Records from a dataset

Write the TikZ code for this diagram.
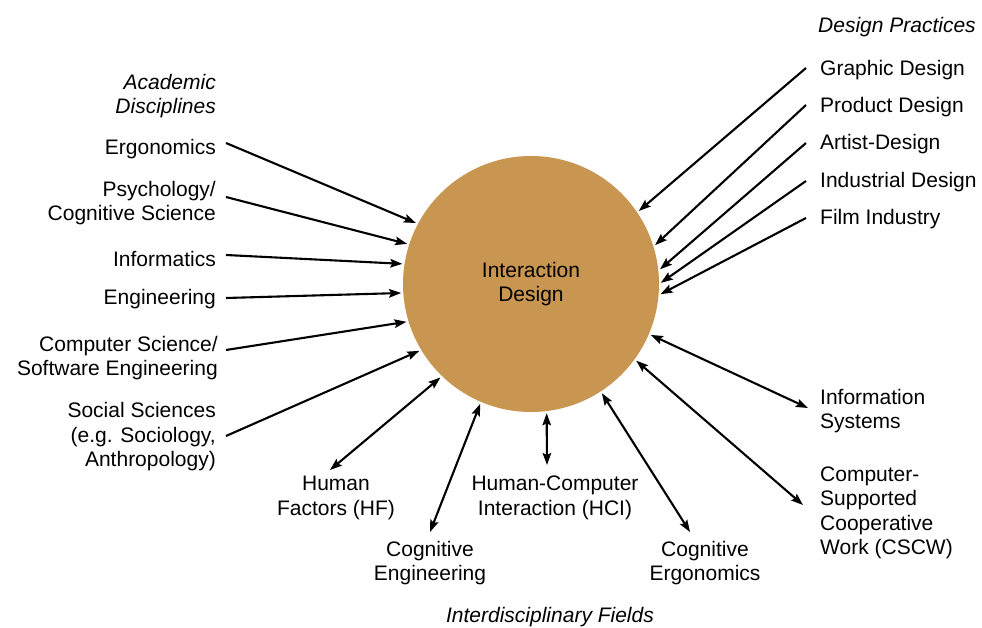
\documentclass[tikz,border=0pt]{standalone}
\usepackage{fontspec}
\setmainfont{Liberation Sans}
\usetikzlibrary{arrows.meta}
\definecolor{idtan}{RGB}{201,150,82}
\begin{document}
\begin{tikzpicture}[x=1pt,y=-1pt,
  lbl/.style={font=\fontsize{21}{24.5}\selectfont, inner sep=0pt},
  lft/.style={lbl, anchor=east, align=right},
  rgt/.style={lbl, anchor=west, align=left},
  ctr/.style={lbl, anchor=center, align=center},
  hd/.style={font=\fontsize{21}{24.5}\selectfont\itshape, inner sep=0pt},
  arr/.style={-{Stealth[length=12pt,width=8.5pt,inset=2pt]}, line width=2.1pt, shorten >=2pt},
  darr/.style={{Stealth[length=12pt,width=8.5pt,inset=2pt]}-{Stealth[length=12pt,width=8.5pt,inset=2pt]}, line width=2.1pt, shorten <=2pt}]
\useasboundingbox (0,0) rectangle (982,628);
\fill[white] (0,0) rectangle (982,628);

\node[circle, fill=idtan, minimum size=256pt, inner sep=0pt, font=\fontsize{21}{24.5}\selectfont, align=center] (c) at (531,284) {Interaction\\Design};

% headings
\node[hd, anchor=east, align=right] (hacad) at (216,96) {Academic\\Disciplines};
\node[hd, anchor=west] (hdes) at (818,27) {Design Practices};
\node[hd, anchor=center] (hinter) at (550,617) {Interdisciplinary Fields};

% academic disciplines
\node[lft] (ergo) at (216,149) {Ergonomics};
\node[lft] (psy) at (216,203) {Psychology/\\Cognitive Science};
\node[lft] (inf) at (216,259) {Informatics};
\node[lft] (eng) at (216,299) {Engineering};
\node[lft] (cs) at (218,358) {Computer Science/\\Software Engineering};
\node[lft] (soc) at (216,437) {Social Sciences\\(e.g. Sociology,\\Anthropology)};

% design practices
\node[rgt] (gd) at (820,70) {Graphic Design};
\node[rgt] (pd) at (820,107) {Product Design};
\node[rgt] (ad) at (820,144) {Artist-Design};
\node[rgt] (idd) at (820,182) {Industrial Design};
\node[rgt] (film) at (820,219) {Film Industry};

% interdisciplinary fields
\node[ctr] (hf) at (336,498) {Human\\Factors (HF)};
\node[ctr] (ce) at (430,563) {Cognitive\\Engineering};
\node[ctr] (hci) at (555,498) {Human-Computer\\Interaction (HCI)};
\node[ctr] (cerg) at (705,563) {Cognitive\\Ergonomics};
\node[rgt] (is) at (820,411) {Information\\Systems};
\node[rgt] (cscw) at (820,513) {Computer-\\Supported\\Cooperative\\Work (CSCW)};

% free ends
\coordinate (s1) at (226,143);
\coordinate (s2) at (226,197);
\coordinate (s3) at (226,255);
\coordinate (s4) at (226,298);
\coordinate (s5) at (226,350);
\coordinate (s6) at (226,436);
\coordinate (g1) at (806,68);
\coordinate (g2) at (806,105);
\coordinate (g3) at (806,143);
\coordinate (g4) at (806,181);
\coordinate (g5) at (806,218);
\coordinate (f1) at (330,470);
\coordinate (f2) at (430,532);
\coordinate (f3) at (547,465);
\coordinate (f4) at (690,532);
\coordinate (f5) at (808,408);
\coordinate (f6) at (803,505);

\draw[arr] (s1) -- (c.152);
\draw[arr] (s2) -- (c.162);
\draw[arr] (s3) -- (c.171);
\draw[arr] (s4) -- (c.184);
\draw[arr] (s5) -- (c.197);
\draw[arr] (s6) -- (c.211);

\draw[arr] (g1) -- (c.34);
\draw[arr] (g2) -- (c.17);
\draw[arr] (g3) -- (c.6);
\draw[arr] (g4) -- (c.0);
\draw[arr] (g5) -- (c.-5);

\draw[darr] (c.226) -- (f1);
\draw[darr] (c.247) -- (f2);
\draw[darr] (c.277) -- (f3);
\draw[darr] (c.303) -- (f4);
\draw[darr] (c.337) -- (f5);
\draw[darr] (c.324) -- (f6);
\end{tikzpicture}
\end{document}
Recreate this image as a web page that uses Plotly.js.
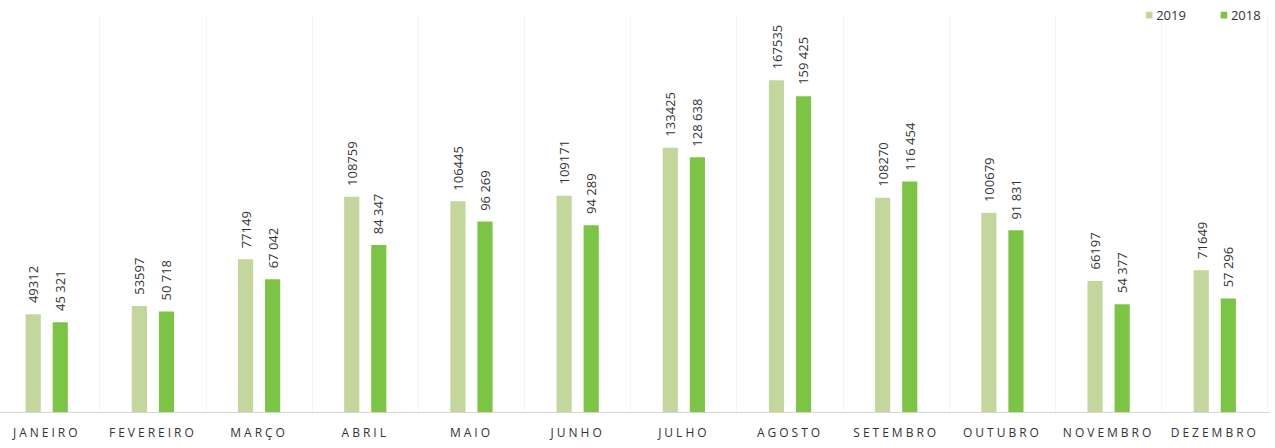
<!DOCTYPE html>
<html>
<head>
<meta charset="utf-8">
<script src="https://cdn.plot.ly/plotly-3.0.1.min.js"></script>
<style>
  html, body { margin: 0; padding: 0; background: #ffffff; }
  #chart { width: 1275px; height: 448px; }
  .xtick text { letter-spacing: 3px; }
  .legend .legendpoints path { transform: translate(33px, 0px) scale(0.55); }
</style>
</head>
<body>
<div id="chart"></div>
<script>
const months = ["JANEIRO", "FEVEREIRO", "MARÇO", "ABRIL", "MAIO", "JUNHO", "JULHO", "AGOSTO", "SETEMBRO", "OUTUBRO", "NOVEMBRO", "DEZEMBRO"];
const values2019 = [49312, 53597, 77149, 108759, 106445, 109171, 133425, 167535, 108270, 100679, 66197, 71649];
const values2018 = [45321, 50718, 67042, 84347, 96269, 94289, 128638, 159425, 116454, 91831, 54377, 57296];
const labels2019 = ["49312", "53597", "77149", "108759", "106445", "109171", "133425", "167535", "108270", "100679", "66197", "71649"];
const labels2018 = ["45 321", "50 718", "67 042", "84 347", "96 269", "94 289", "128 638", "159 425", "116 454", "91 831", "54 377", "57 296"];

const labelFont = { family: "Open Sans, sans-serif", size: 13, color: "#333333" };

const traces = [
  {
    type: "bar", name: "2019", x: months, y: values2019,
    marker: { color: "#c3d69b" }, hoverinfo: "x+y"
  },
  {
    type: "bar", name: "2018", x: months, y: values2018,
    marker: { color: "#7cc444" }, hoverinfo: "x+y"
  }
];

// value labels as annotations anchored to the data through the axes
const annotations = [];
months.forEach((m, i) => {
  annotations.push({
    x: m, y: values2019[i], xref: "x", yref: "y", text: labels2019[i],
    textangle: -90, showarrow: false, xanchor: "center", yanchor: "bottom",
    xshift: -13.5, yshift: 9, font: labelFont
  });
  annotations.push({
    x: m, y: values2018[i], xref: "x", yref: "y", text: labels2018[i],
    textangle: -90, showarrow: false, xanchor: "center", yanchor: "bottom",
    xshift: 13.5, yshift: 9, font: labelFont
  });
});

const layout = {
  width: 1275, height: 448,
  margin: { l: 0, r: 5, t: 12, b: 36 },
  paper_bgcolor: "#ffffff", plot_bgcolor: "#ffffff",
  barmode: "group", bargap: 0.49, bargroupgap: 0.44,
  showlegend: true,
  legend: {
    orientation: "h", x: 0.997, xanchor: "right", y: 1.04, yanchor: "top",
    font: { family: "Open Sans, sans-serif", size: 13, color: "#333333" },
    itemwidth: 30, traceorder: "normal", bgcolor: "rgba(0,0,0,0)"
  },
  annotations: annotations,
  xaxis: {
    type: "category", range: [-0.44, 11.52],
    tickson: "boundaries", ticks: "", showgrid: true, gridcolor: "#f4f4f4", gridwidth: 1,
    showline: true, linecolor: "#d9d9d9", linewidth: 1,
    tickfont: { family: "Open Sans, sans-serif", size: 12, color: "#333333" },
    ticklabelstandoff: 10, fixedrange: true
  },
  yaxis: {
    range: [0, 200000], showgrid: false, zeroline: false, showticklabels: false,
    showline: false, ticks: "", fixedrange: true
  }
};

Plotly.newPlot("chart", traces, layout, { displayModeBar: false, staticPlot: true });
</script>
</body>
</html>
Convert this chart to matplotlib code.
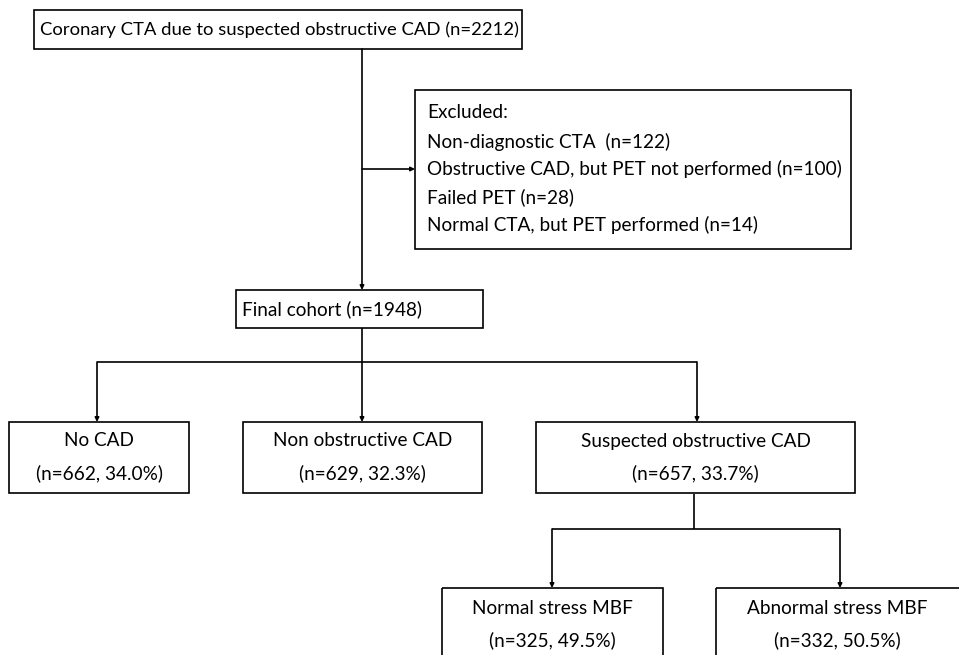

Given exercise | All entries must be written out again exactly as given, with no pictures in the copy.

Solved problem |
Write the TikZ code for this diagram.
\documentclass[tikz,border=0pt]{standalone}
\usepackage{fontspec}
\setmainfont{Liberation Sans}
\usetikzlibrary{arrows.meta}
\definecolor{idtan}{RGB}{201,150,82}
\begin{document}
\begin{tikzpicture}[x=1pt,y=-1pt,
  lbl/.style={font=\fontsize{21}{24.5}\selectfont, inner sep=0pt},
  lft/.style={lbl, anchor=east, align=right},
  rgt/.style={lbl, anchor=west, align=left},
  ctr/.style={lbl, anchor=center, align=center},
  hd/.style={font=\fontsize{21}{24.5}\selectfont\itshape, inner sep=0pt},
  arr/.style={-{Stealth[length=12pt,width=8.5pt,inset=2pt]}, line width=2.1pt, shorten >=2pt},
  darr/.style={{Stealth[length=12pt,width=8.5pt,inset=2pt]}-{Stealth[length=12pt,width=8.5pt,inset=2pt]}, line width=2.1pt, shorten <=2pt}]
\useasboundingbox (0,0) rectangle (982,628);
\fill[white] (0,0) rectangle (982,628);

\node[circle, fill=idtan, minimum size=256pt, inner sep=0pt, font=\fontsize{21}{24.5}\selectfont, align=center] (c) at (531,284) {Interaction\\Design};

% headings
\node[hd, anchor=east, align=right] (hacad) at (216,96) {Academic\\Disciplines};
\node[hd, anchor=west] (hdes) at (818,27) {Design Practices};
\node[hd, anchor=center] (hinter) at (550,617) {Interdisciplinary Fields};

% academic disciplines
\node[lft] (ergo) at (216,149) {Ergonomics};
\node[lft] (psy) at (216,203) {Psychology/\\Cognitive Science};
\node[lft] (inf) at (216,259) {Informatics};
\node[lft] (eng) at (216,299) {Engineering};
\node[lft] (cs) at (218,358) {Computer Science/\\Software Engineering};
\node[lft] (soc) at (216,437) {Social Sciences\\(e.g. Sociology,\\Anthropology)};

% design practices
\node[rgt] (gd) at (820,70) {Graphic Design};
\node[rgt] (pd) at (820,107) {Product Design};
\node[rgt] (ad) at (820,144) {Artist-Design};
\node[rgt] (idd) at (820,182) {Industrial Design};
\node[rgt] (film) at (820,219) {Film Industry};

% interdisciplinary fields
\node[ctr] (hf) at (336,498) {Human\\Factors (HF)};
\node[ctr] (ce) at (430,563) {Cognitive\\Engineering};
\node[ctr] (hci) at (555,498) {Human-Computer\\Interaction (HCI)};
\node[ctr] (cerg) at (705,563) {Cognitive\\Ergonomics};
\node[rgt] (is) at (820,411) {Information\\Systems};
\node[rgt] (cscw) at (820,513) {Computer-\\Supported\\Cooperative\\Work (CSCW)};

% free ends
\coordinate (s1) at (226,143);
\coordinate (s2) at (226,197);
\coordinate (s3) at (226,255);
\coordinate (s4) at (226,298);
\coordinate (s5) at (226,350);
\coordinate (s6) at (226,436);
\coordinate (g1) at (806,68);
\coordinate (g2) at (806,105);
\coordinate (g3) at (806,143);
\coordinate (g4) at (806,181);
\coordinate (g5) at (806,218);
\coordinate (f1) at (330,470);
\coordinate (f2) at (430,532);
\coordinate (f3) at (547,465);
\coordinate (f4) at (690,532);
\coordinate (f5) at (808,408);
\coordinate (f6) at (803,505);

\draw[arr] (s1) -- (c.152);
\draw[arr] (s2) -- (c.162);
\draw[arr] (s3) -- (c.171);
\draw[arr] (s4) -- (c.184);
\draw[arr] (s5) -- (c.197);
\draw[arr] (s6) -- (c.211);

\draw[arr] (g1) -- (c.34);
\draw[arr] (g2) -- (c.17);
\draw[arr] (g3) -- (c.6);
\draw[arr] (g4) -- (c.0);
\draw[arr] (g5) -- (c.-5);

\draw[darr] (c.226) -- (f1);
\draw[darr] (c.247) -- (f2);
\draw[darr] (c.277) -- (f3);
\draw[darr] (c.303) -- (f4);
\draw[darr] (c.337) -- (f5);
\draw[darr] (c.324) -- (f6);
\end{tikzpicture}
\end{document}
Recreate this image as a web page that uses Plotly.js.
<!DOCTYPE html>
<html>
<head>
<meta charset="utf-8">
<script src="https://cdn.plot.ly/plotly-3.0.1.min.js"></script>
<style>
  html, body { margin: 0; padding: 0; background: #ffffff; }
  #chart { width: 1275px; height: 448px; }
  .xtick text { letter-spacing: 3px; }
  .legend .legendpoints path { transform: translate(33px, 0px) scale(0.55); }
</style>
</head>
<body>
<div id="chart"></div>
<script>
const months = ["JANEIRO", "FEVEREIRO", "MARÇO", "ABRIL", "MAIO", "JUNHO", "JULHO", "AGOSTO", "SETEMBRO", "OUTUBRO", "NOVEMBRO", "DEZEMBRO"];
const values2019 = [49312, 53597, 77149, 108759, 106445, 109171, 133425, 167535, 108270, 100679, 66197, 71649];
const values2018 = [45321, 50718, 67042, 84347, 96269, 94289, 128638, 159425, 116454, 91831, 54377, 57296];
const labels2019 = ["49312", "53597", "77149", "108759", "106445", "109171", "133425", "167535", "108270", "100679", "66197", "71649"];
const labels2018 = ["45 321", "50 718", "67 042", "84 347", "96 269", "94 289", "128 638", "159 425", "116 454", "91 831", "54 377", "57 296"];

const labelFont = { family: "Open Sans, sans-serif", size: 13, color: "#333333" };

const traces = [
  {
    type: "bar", name: "2019", x: months, y: values2019,
    marker: { color: "#c3d69b" }, hoverinfo: "x+y"
  },
  {
    type: "bar", name: "2018", x: months, y: values2018,
    marker: { color: "#7cc444" }, hoverinfo: "x+y"
  }
];

// value labels as annotations anchored to the data through the axes
const annotations = [];
months.forEach((m, i) => {
  annotations.push({
    x: m, y: values2019[i], xref: "x", yref: "y", text: labels2019[i],
    textangle: -90, showarrow: false, xanchor: "center", yanchor: "bottom",
    xshift: -13.5, yshift: 9, font: labelFont
  });
  annotations.push({
    x: m, y: values2018[i], xref: "x", yref: "y", text: labels2018[i],
    textangle: -90, showarrow: false, xanchor: "center", yanchor: "bottom",
    xshift: 13.5, yshift: 9, font: labelFont
  });
});

const layout = {
  width: 1275, height: 448,
  margin: { l: 0, r: 5, t: 12, b: 36 },
  paper_bgcolor: "#ffffff", plot_bgcolor: "#ffffff",
  barmode: "group", bargap: 0.49, bargroupgap: 0.44,
  showlegend: true,
  legend: {
    orientation: "h", x: 0.997, xanchor: "right", y: 1.04, yanchor: "top",
    font: { family: "Open Sans, sans-serif", size: 13, color: "#333333" },
    itemwidth: 30, traceorder: "normal", bgcolor: "rgba(0,0,0,0)"
  },
  annotations: annotations,
  xaxis: {
    type: "category", range: [-0.44, 11.52],
    tickson: "boundaries", ticks: "", showgrid: true, gridcolor: "#f4f4f4", gridwidth: 1,
    showline: true, linecolor: "#d9d9d9", linewidth: 1,
    tickfont: { family: "Open Sans, sans-serif", size: 12, color: "#333333" },
    ticklabelstandoff: 10, fixedrange: true
  },
  yaxis: {
    range: [0, 200000], showgrid: false, zeroline: false, showticklabels: false,
    showline: false, ticks: "", fixedrange: true
  }
};

Plotly.newPlot("chart", traces, layout, { displayModeBar: false, staticPlot: true });
</script>
</body>
</html>
Convert this chart to matplotlib code.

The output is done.